Les accidents sont rares, mais pas inexistants. Selon MAG, il n'y a eu que deux blessés et aucun mort parmi les démineurs depuis 2012.

Mais l'Angola a encore un long chemin à parcourir pour se débarrasser des mines. Le pays est membre de la Convention sur les mines antipersonnel depuis 1997 - l'année même où la princesse Diana a effectué une visite bien connue dans le pays pour sensibiliser le public au problème des mines terrestres.

Selon les termes du traité, le gouvernement angolais est tenu de s'engager à un déminage total, mais l'échéance initiale de décembre 2013 a depuis été repoussée et ne devrait actuellement s'achever qu'en 2028.

L'une des raisons, selon MAG, est le manque de financement des donateurs de la communauté internationale, qui est la source de la grande majorité du financement des activités de déminage dans le monde.

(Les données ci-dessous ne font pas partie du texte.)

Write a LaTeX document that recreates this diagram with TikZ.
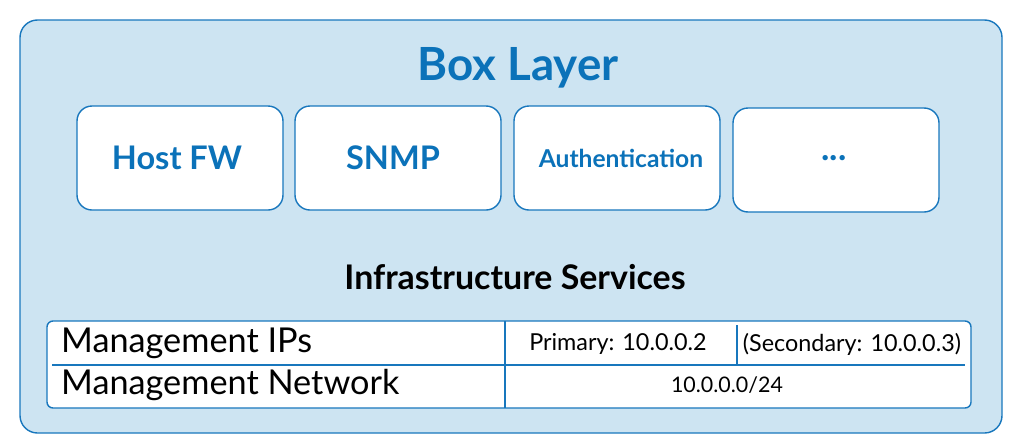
\documentclass[tikz,border=0pt]{standalone}
\usepackage{fontspec}
\setmainfont{Lato}
\definecolor{bl}{HTML}{1877BD}
\definecolor{bgb}{HTML}{CDE4F2}
\definecolor{tb}{HTML}{0B72B9}
\begin{document}
\begin{tikzpicture}[x=0.02cm,y=-0.02cm,
  svc/.style={draw=bl,line width=0.8pt,fill=white,rounded corners=0.3cm},
  svct/.style={text=tb,font=\bfseries\fontsize{18.5}{21}\selectfont},
  tt/.style={font=\fontsize{19.5}{22}\selectfont,anchor=west},
  st/.style={font=\fontsize{13.3}{15}\selectfont}]
\useasboundingbox (0,0) rectangle (1023,447);
\draw[draw=bl,fill=bgb,line width=0.8pt,rounded corners=0.35cm] (20,20) rectangle (1002,433);
\node[text=tb,font=\bfseries\fontsize{26}{30}\selectfont] (title) at (518,68) {Box Layer};
\draw[svc] (77,106) rectangle (283,210); \node[svct] (fw) at (177,158) {Host FW};
\draw[svc] (295,106) rectangle (501,210); \node[svct] (snmp) at (393,158) {SNMP};
\draw[svc] (514,106) rectangle (720,210); \node[svct,font=\bfseries\fontsize{14}{16}\selectfont] (auth) at (621,158) {Authentication};
\draw[svc] (733,108) rectangle (939,212); \node[svct,font=\bfseries\fontsize{20}{22}\selectfont] (dots) at (834,158) {...};
\node[font=\bfseries\fontsize{19.3}{22}\selectfont] (infra) at (515,277) {Infrastructure Services};
\draw[draw=bl,fill=white,line width=0.8pt,rounded corners=0.12cm] (47,321) rectangle (971,408);
\draw[bl,line width=0.8pt] (52,365) -- (965,365);
\draw[bl,line width=0.8pt] (505,321) -- (505,408);
\draw[bl,line width=0.8pt] (737,325) -- (737,365);
\node[tt] (mip) at (55,343) {Management IPs};
\node[tt] (mnet) at (55,385) {Management Network};
\node[st] (pri) at (618,344) {Primary: 10.0.0.2};
\node[st] (sec) at (852,344) {(Secondary: 10.0.0.3)};
\node[font=\fontsize{12.2}{14}\selectfont] (net) at (727,385) {10.0.0.0/24};
\end{tikzpicture}
\end{document}
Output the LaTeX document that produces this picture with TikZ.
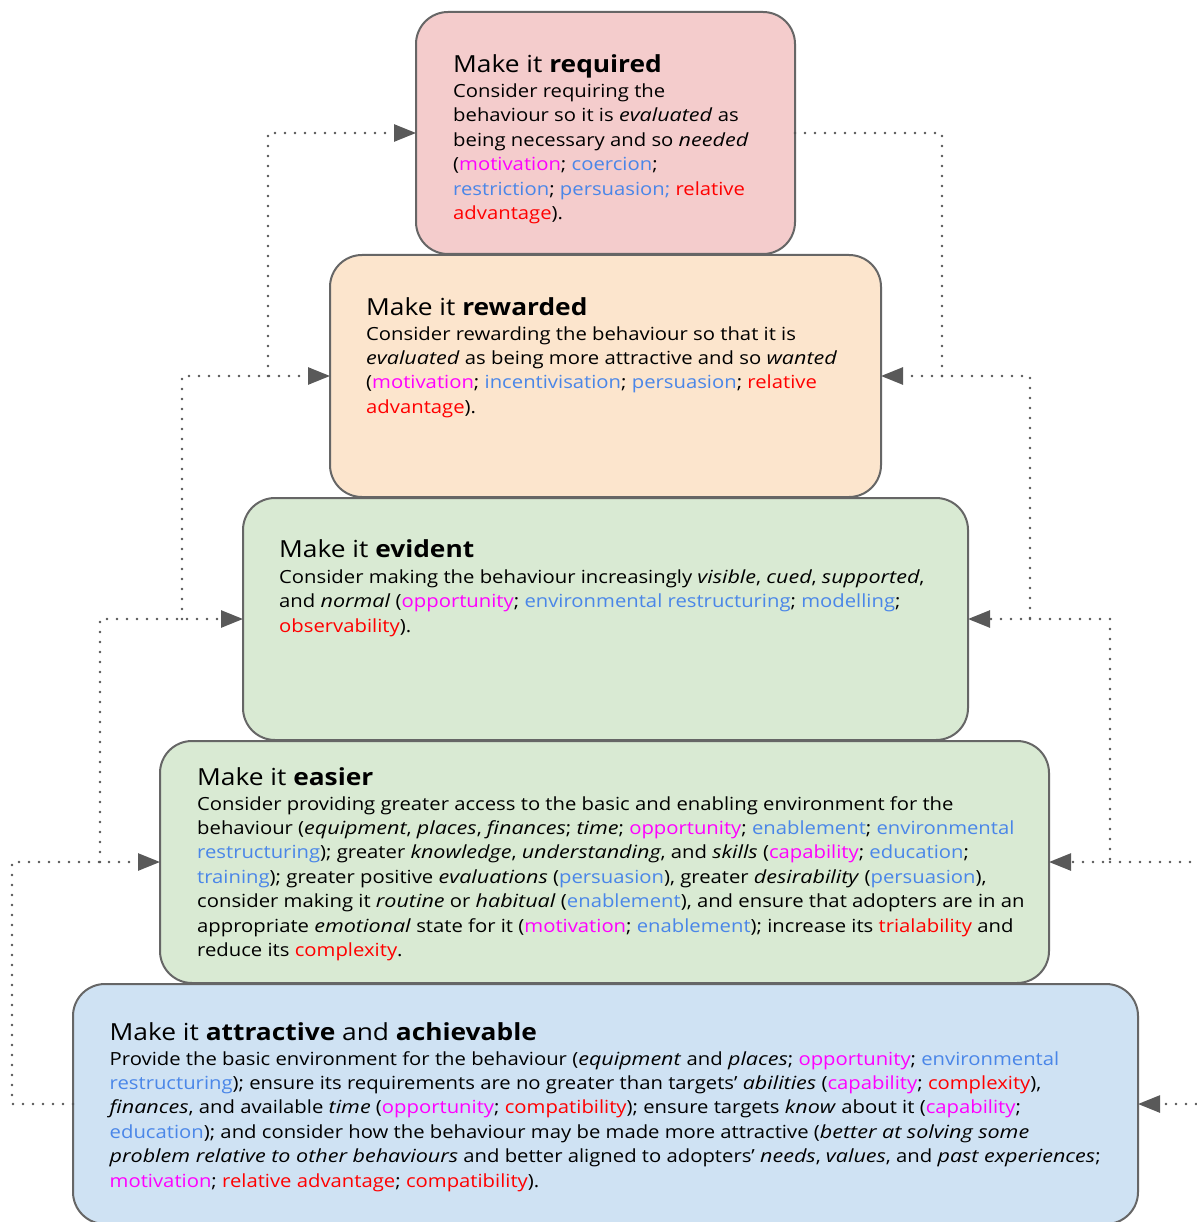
\documentclass[tikz,border=0pt]{standalone}
\usepackage{fontspec}
\setmainfont{Open Sans}[UprightFeatures={FakeStretch=1.12}, BoldFeatures={FakeStretch=1.12}, ItalicFeatures={FakeStretch=1.19}]
\usetikzlibrary{arrows.meta}
\definecolor{cmg}{HTML}{FF00FF}
\definecolor{cbl}{HTML}{4A86E8}
\definecolor{crd}{HTML}{FF0000}
\definecolor{fpink}{HTML}{F4CCCC}
\definecolor{fpeach}{HTML}{FCE5CD}
\definecolor{fgreen}{HTML}{D9EAD3}
\definecolor{fblue}{HTML}{CFE2F3}
\definecolor{bordergray}{HTML}{666666}
\definecolor{dotgray}{HTML}{555555}
\definecolor{tipgray}{HTML}{595959}
\newcommand\mgt[1]{\textcolor{cmg}{#1}}
\newcommand\blt[1]{\textcolor{cbl}{#1}}
\newcommand\rdt[1]{\textcolor{crd}{#1}}
\newcommand\titlefont{\fontsize{23.5}{28}\selectfont}
\newcommand\bodyfont{\fontsize{18.1}{24.45}\selectfont}
\newcommand\bodylines[1]{\vtop{\bodyfont\baselineskip=24.45pt\lineskiplimit=-100pt\lineskip=0pt #1}}
\tikzset{
  tierbox/.style={draw=bordergray, line width=2pt, rounded corners=32pt, anchor=north west, inner sep=0pt, outer sep=0pt},
  titletext/.style={anchor=base west, inner sep=0pt, font=\titlefont},
  bodytext/.style={anchor=base west, inner sep=0pt},
  conn/.style={draw=dotgray, line width=2.6pt, line cap=round, dash pattern=on 0pt off 10pt,
    -{Triangle[length=22pt,width=17pt,color=tipgray,fill=tipgray]}},
  connplain/.style={draw=dotgray, line width=2.6pt, line cap=round, dash pattern=on 0pt off 10pt}
}
\begin{document}
\begin{tikzpicture}[x=1pt,y=-1pt]
\useasboundingbox (0,0) rectangle (1196,1222);
\fill[white] (0,0) rectangle (1196,1222);
% boxes
\node[tierbox, fill=fpink,  minimum width=379pt,  minimum height=242pt] (b1) at (416,12) {};
\node[tierbox, fill=fpeach, minimum width=551pt,  minimum height=242pt] (b2) at (330,255) {};
\node[tierbox, fill=fgreen, minimum width=725pt,  minimum height=242pt] (b3) at (243,498) {};
\node[tierbox, fill=fgreen, minimum width=889pt,  minimum height=242pt] (b4) at (160,741) {};
\node[tierbox, fill=fblue,  minimum width=1065pt, minimum height=240pt] (b5) at (73,984) {};
% texts box 1
\node[titletext] (t1) at (453,72.7) {Make it \textbf{required}};
\node[bodytext] (x1) at (453,97.3) {\bodylines{%
\hbox{Consider requiring the}
\hbox{behaviour so it is \emph{evaluated} as}
\hbox{being necessary and so \emph{needed}}
\hbox{(\mgt{motivation}; \blt{coercion};}
\hbox{\blt{restriction}; \blt{persuasion;} \rdt{relative}}
\hbox{\rdt{advantage}).}}};
% box 2
\node[titletext] (t2) at (366,315) {Make it \textbf{rewarded}};
\node[bodytext] (x2) at (366,340) {\bodylines{%
\hbox{Consider rewarding the behaviour so that it is}
\hbox{\emph{evaluated} as being more attractive and so \emph{wanted}}
\hbox{(\mgt{motivation}; \blt{incentivisation}; \blt{persuasion}; \rdt{relative}}
\hbox{\rdt{advantage}).}}};
% box 3
\node[titletext] (t3) at (279,557) {Make it \textbf{evident}};
\node[bodytext] (x3) at (279,583.5) {\bodylines{%
\hbox{Consider making the behaviour increasingly \emph{visible}, \emph{cued}, \emph{supported},}
\hbox{and \emph{normal} (\mgt{opportunity}; \blt{environmental restructuring}; \blt{modelling};}
\hbox{\rdt{observability}).}}};
% box 4
\node[titletext] (t4) at (197,785) {Make it \textbf{easier}};
\node[bodytext] (x4) at (197,810) {\bodylines{%
\hbox{Consider providing greater access to the basic and enabling environment for the}
\hbox{behaviour (\emph{equipment}, \emph{places}, \emph{finances}; \emph{time}; \mgt{opportunity}; \blt{enablement}; \blt{environmental}}
\hbox{\blt{restructuring}); greater \emph{knowledge}, \emph{understanding}, and \emph{skills} (\mgt{capability}; \blt{education};}
\hbox{\blt{training}); greater positive \emph{evaluations} (\blt{persuasion}), greater \emph{desirability} (\blt{persuasion}),}
\hbox{consider making it \emph{routine} or \emph{habitual} (\blt{enablement}), and ensure that adopters are in an}
\hbox{appropriate \emph{emotional} state for it (\mgt{motivation}; \blt{enablement}); increase its \rdt{trialability} and}
\hbox{reduce its \rdt{complexity}.}}};
% box 5
\node[titletext] (t5) at (109.5,1040) {Make it \textbf{attractive} and \textbf{achievable}};
\node[bodytext] (x5) at (109.5,1065) {\bodylines{%
\hbox{Provide the basic environment for the behaviour (\emph{equipment} and \emph{places}; \mgt{opportunity}; \blt{environmental}}
\hbox{\blt{restructuring}); ensure its requirements are no greater than targets' \emph{abilities} (\mgt{capability}; \rdt{complexity}),}
\hbox{\emph{finances}, and available \emph{time} (\mgt{opportunity}; \rdt{compatibility}); ensure targets \emph{know} about it (\mgt{capability};}
\hbox{\blt{education}); and consider how the behaviour may be made more attractive (\emph{better at solving some}}
\hbox{\emph{problem relative to other behaviours} and better aligned to adopters' \emph{needs}, \emph{values}, and \emph{past experiences};}
\hbox{\mgt{motivation}; \rdt{relative advantage}; \rdt{compatibility}).}}};
% left connectors
\draw[conn] (b5.west) -- ++(-61,0) |- (b4.west);
\draw[conn] ([xshift=-60pt]b4.west) |- (b3.west);
\draw[conn] ([xshift=-61pt]b3.west) |- (b2.west);
\draw[conn] ([xshift=-62pt]b2.west) |- (b1.west);
% right connectors
\draw[conn] (b1.east) -| ([xshift=61pt]b2.east) -- (b2.east);
\draw[conn] ([xshift=61pt]b2.east) -| ([xshift=62pt]b3.east) -- (b3.east);
\draw[conn] ([xshift=62pt]b3.east) -| ([xshift=61pt]b4.east) -- (b4.east);
\coordinate (edgeA) at (1192,862);
\coordinate (edgeB) at (1196,1104);
\draw[connplain] ([xshift=61pt]b4.east) -- (edgeA);
\draw[conn] (edgeB) -- (b5.east);
\end{tikzpicture}
\end{document}
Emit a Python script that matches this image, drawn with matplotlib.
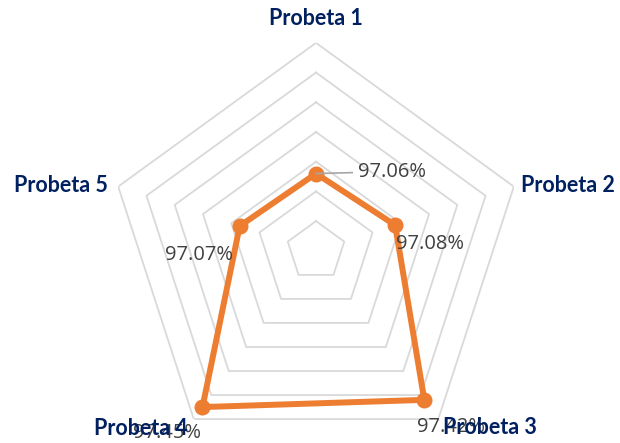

L'ampleur du problème est immense : au moins 5 544 personnes ont été tuées ou blessées par des mines dans le monde en 2021, selon la Campagne internationale pour l'interdiction des mines antipersonnel. La plupart des victimes étaient des civils, dont la moitié étaient des enfants.

Cependant, les "sapadoras" rêvent déjà de mettre leur expertise au service d'autres pays, une fois leur travail à la maison terminé.

"J'aimerais vraiment aider d'autres pays à se débarrasser de leurs mines terrestres et éviter que d'autres personnes ne soient blessées ou ne meurent", déclare Helena.

"Seules les personnes qui vivent dans un endroit où le danger est tout proche peuvent vraiment comprendre ce sentiment.